THE EXERCISE: Below, find the line containing "Rebuild this chart" and the line containing "plt.rcParams['font.family'] = ['Lato', 'DejaVu"; reproduce exactly those two and every line between them, omitting pictures.

EXTRACTED DATA:

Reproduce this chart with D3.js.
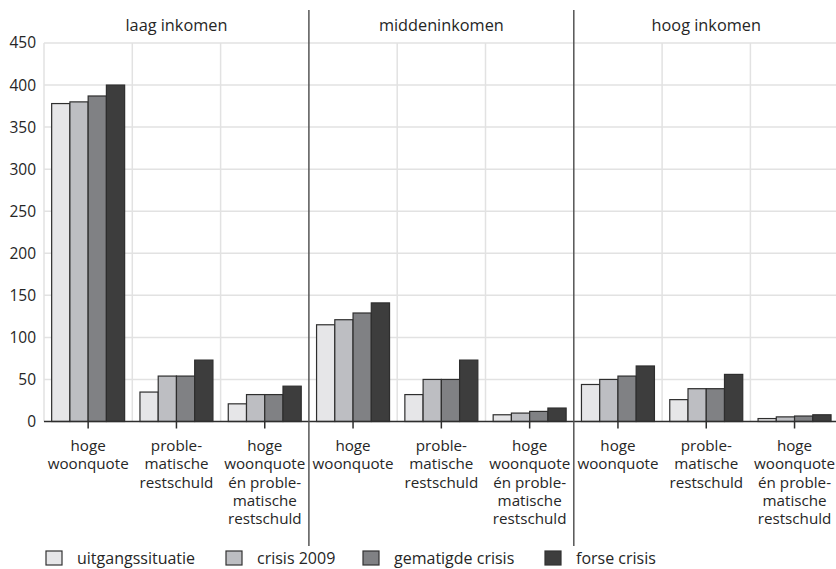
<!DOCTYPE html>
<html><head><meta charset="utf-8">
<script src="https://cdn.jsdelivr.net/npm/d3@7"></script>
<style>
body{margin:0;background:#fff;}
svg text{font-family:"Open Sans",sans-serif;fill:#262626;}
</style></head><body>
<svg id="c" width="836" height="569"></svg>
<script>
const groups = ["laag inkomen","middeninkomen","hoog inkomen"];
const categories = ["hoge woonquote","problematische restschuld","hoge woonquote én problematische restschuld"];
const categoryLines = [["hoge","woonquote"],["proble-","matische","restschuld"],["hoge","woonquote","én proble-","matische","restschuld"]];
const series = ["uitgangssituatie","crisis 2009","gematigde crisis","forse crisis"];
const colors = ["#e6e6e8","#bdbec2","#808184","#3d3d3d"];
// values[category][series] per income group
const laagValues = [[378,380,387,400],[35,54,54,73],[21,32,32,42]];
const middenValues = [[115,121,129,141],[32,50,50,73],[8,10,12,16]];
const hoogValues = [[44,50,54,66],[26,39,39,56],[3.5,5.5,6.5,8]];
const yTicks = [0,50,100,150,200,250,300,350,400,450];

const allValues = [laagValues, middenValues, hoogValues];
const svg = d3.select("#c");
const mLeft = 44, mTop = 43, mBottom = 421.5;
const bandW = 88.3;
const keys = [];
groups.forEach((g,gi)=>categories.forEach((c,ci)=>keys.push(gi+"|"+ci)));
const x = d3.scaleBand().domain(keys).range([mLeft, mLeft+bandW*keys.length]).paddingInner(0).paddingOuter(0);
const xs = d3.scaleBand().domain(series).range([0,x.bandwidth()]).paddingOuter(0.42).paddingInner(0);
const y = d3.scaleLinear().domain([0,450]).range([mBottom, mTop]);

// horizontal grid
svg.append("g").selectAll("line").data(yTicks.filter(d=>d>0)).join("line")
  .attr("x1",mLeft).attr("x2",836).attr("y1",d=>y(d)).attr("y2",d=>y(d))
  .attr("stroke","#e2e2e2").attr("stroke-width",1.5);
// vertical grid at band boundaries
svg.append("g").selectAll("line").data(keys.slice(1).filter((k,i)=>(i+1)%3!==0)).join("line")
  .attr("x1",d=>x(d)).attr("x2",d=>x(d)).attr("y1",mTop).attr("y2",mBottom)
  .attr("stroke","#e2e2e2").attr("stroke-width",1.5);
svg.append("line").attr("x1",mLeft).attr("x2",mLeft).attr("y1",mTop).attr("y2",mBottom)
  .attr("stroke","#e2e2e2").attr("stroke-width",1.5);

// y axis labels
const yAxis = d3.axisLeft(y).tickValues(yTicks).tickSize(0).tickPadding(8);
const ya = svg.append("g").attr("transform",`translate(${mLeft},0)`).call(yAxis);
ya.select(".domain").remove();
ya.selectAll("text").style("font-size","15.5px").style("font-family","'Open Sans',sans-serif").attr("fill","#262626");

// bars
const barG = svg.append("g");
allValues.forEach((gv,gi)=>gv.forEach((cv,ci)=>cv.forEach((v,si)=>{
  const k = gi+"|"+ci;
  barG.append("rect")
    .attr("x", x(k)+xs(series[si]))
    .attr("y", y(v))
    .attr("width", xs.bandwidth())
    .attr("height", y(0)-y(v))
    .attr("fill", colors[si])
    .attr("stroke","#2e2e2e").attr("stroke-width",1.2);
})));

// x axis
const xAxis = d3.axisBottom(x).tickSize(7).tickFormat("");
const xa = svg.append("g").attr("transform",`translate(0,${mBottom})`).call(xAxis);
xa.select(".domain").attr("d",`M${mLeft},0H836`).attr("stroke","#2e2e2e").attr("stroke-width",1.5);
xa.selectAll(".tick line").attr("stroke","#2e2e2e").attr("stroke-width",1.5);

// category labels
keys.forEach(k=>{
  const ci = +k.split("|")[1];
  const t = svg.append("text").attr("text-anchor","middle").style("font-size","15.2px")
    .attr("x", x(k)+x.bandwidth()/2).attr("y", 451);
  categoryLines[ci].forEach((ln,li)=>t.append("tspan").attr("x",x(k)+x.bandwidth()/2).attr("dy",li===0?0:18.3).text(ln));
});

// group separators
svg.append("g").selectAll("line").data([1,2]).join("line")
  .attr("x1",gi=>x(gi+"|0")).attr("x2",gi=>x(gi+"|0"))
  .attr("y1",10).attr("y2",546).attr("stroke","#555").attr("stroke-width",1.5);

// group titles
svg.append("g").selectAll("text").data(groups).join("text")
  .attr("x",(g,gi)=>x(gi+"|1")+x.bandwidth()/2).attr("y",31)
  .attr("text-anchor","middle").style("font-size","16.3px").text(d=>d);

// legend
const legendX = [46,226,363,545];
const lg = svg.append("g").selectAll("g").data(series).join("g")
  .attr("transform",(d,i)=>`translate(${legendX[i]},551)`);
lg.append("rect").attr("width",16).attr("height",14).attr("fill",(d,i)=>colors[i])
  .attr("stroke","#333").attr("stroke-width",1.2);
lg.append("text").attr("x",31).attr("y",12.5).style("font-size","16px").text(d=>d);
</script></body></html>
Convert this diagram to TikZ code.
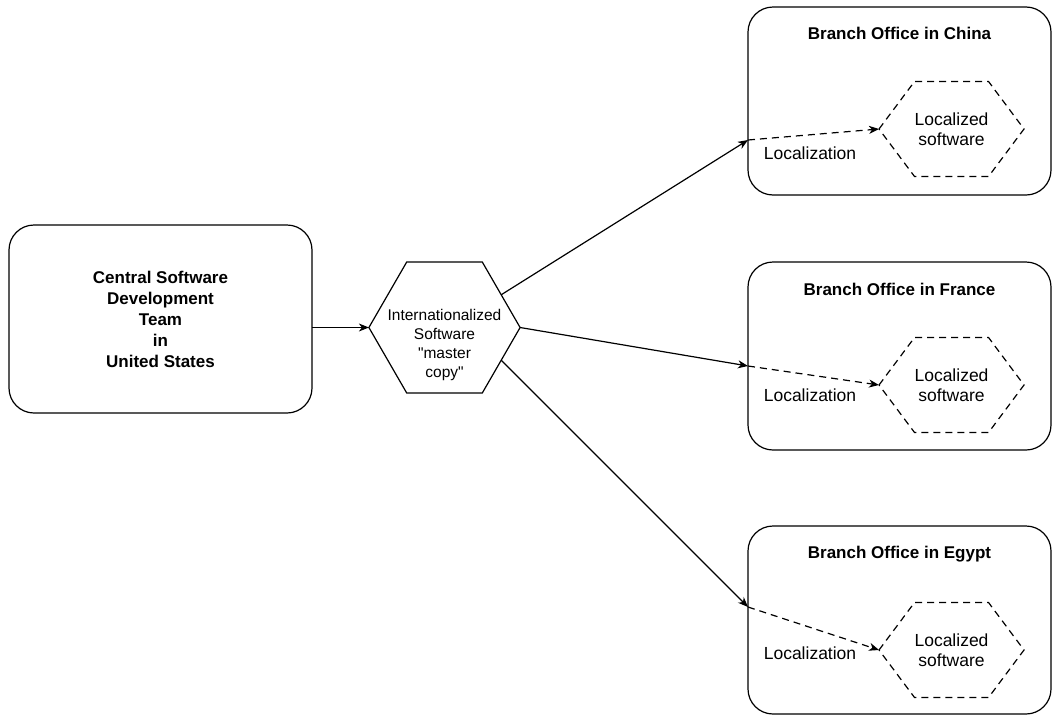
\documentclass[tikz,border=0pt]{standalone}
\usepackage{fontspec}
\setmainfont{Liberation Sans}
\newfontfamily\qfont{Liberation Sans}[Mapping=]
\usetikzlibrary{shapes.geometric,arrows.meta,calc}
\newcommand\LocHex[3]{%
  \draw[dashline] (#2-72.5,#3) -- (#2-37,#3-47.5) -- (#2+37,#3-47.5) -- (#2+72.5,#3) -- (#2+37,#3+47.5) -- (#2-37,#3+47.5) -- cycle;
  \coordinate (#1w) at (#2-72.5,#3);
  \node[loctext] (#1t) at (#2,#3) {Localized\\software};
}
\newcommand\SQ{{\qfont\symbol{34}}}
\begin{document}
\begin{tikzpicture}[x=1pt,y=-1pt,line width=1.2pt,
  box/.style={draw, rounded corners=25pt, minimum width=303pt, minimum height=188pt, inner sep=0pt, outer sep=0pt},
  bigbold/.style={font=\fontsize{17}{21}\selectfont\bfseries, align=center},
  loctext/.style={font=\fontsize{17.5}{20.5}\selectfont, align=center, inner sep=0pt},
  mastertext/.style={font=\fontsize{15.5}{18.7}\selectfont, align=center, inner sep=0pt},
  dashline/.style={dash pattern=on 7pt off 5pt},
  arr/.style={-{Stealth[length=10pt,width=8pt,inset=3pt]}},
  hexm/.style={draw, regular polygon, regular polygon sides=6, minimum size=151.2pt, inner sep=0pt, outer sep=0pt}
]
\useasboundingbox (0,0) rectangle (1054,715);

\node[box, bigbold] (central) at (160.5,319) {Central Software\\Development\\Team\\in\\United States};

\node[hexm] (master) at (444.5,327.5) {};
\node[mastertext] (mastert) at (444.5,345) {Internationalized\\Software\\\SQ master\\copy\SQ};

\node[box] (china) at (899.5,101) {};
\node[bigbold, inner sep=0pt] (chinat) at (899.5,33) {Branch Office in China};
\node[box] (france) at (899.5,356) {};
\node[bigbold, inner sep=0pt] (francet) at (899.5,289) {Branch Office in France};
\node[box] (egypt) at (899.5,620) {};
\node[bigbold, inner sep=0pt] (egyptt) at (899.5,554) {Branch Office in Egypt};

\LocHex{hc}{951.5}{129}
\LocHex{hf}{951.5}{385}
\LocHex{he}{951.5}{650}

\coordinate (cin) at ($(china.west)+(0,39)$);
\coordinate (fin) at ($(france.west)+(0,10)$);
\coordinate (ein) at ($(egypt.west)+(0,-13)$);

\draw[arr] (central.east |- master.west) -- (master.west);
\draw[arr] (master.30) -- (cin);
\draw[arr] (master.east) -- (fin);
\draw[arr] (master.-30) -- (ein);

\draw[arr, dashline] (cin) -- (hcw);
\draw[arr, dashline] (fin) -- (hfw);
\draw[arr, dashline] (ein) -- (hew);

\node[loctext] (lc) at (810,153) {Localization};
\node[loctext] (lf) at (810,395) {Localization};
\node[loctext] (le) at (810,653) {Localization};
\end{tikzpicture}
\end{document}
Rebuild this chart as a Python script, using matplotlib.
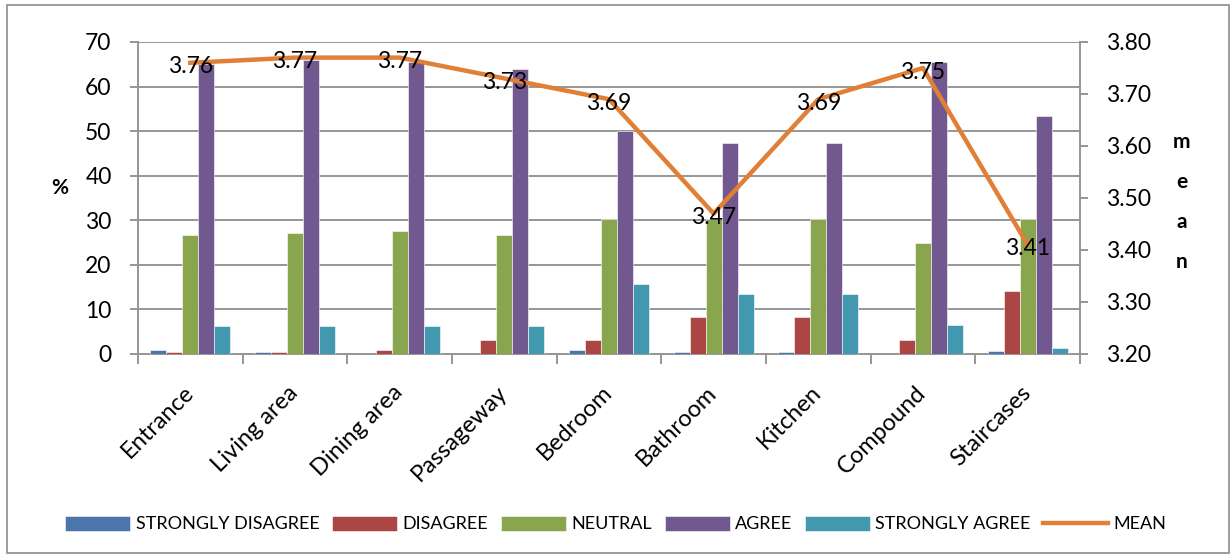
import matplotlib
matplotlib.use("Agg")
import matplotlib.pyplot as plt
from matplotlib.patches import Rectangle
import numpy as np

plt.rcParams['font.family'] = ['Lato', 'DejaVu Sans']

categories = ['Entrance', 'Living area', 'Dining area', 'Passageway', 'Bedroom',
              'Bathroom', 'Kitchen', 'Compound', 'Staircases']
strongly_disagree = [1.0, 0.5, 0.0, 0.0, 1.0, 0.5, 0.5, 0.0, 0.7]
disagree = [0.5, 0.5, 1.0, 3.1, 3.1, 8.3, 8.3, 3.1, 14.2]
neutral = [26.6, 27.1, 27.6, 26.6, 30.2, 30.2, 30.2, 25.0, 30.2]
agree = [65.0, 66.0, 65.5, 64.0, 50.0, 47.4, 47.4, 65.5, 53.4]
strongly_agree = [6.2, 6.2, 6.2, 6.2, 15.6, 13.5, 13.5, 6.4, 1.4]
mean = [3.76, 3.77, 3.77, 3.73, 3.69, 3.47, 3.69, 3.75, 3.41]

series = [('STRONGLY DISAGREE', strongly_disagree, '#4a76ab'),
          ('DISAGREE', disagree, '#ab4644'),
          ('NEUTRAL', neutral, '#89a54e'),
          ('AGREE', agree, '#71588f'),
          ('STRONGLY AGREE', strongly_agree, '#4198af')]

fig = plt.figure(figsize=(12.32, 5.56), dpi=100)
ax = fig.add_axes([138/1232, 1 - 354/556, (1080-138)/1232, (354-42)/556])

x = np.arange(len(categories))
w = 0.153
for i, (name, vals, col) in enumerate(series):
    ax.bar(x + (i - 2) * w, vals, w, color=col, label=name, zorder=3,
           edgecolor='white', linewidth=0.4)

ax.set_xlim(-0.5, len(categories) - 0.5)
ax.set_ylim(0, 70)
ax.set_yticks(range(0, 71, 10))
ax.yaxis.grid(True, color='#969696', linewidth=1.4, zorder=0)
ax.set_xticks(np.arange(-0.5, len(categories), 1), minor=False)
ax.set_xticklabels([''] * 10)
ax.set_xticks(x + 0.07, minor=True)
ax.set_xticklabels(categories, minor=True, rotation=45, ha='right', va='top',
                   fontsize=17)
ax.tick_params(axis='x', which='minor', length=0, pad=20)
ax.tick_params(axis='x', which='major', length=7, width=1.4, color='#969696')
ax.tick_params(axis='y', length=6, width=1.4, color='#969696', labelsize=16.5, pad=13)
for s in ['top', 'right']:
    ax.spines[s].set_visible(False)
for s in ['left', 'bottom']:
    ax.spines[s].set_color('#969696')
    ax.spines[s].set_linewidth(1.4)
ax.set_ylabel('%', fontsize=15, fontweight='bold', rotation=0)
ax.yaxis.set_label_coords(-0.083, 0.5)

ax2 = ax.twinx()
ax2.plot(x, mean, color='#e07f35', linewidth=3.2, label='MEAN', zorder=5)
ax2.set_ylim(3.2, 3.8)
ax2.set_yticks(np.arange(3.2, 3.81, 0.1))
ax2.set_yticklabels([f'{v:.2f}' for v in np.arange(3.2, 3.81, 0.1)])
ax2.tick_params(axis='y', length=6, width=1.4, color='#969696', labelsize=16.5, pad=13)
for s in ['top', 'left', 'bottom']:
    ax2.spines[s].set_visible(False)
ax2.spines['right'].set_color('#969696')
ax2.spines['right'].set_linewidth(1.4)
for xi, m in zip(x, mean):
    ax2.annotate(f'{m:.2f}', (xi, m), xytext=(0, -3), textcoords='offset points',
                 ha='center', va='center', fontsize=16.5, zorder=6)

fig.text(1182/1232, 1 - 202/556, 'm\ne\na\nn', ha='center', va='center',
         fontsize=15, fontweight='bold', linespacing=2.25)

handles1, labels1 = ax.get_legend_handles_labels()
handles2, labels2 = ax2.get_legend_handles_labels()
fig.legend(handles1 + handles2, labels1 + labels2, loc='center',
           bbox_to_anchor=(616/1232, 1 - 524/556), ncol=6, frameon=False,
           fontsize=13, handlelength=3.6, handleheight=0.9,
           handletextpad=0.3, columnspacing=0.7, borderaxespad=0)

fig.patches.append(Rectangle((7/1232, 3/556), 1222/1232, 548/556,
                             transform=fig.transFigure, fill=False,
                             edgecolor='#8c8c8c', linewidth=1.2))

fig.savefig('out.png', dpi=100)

ANSWER TO THIS EXERCISE:
Rebuild this chart as a Python script, using matplotlib.
import matplotlib
matplotlib.use("Agg")
import matplotlib.pyplot as plt
from matplotlib.patches import Rectangle
import numpy as np

plt.rcParams['font.family'] = ['Lato', 'DejaVu Sans']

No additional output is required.